学校生活、寮生との共同生活を通じて感じることの一つとして、音の聞き分け、楽器の演奏、対話における汲み取りが非常に優れている点が挙げられる。すぐにギターを弾けるようになったり、英語の宿題を手伝っていてこちらの発音通りに表記するが故にLとRが反対になったり(これは私が悪いのだが)している。彼らが言葉を「音の心臓」と捉えていると私が思うのは、端々にこういった聴覚優位を匂わせる出来事があるからである。

練習期間2週間で讃美歌8曲を弾き上げた面々。
元から弾けた子(中央)以外は運指も怪しかった。


一方で視覚的な力は弱いという話も多く聞く。距離感が掴めずに事故を起こしたり色のグラデーション的な価値観は見受けられなかったりする。なにより文字を読む力に乏しい。中学1年生ですら問題文を正確に読み取れないか読むための集中力に欠ける。

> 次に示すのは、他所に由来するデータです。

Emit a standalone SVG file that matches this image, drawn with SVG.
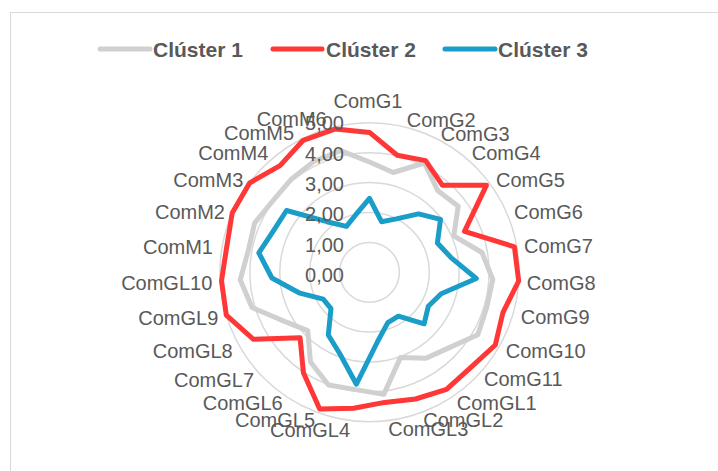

テスト中の光景。先生は平然と問題を解説するし、子供は音読をしないと理解ができないため、平時と同じくらいの音量

国語科教員経験者として

そもそも教育システムの欠陥が著しいこともあり、この結論を出すのが尚早であることには違いない。もし今後東ティモールの学校教育がより拡充され、言語教育に重点が置かれていった場合、今と異なる印象を受ける可能性は大いにある。そこまではいかずとも、これからさらに過ごしていく中で尚のこと穿って見ていけることだろう。
だからこそ日本語の優位性(表意文字の漢字を使うことによる語義の推測)を手に入れるための訓練が着実になされている日本の学校は相当な期間を経て洗練されたのだなと感激にも似た思いを抱いている。
反面、今自分が苦しんでいるように感じるのは戦後間もない時期に教育機関で尽力してきた全ての人が通った道なのだと思うと、少しばかり前を向ける気がする。

せいいっぱい緑をかがやかせて

新川和江氏の詩の一つを今回のタイトルに借用している。「人間」という生き物の集合体と社会を木に換喩し、その葉一枚ずつを一人一人になぞらえて詠んでいる詩である。
浅学ながら考え続けて目の前のことをどうにかして乗り越えようとしているのだが、彼らの"liafuan"と我々の「言葉」は違うのだ。
木が違うのだから、育ち方も輝き方も散り方も異なっていい。
俺の浅はかな思い込みで彼らを否定する前に、その特長から何ができるかを考えていけるよう、今一度己を省みてみよう。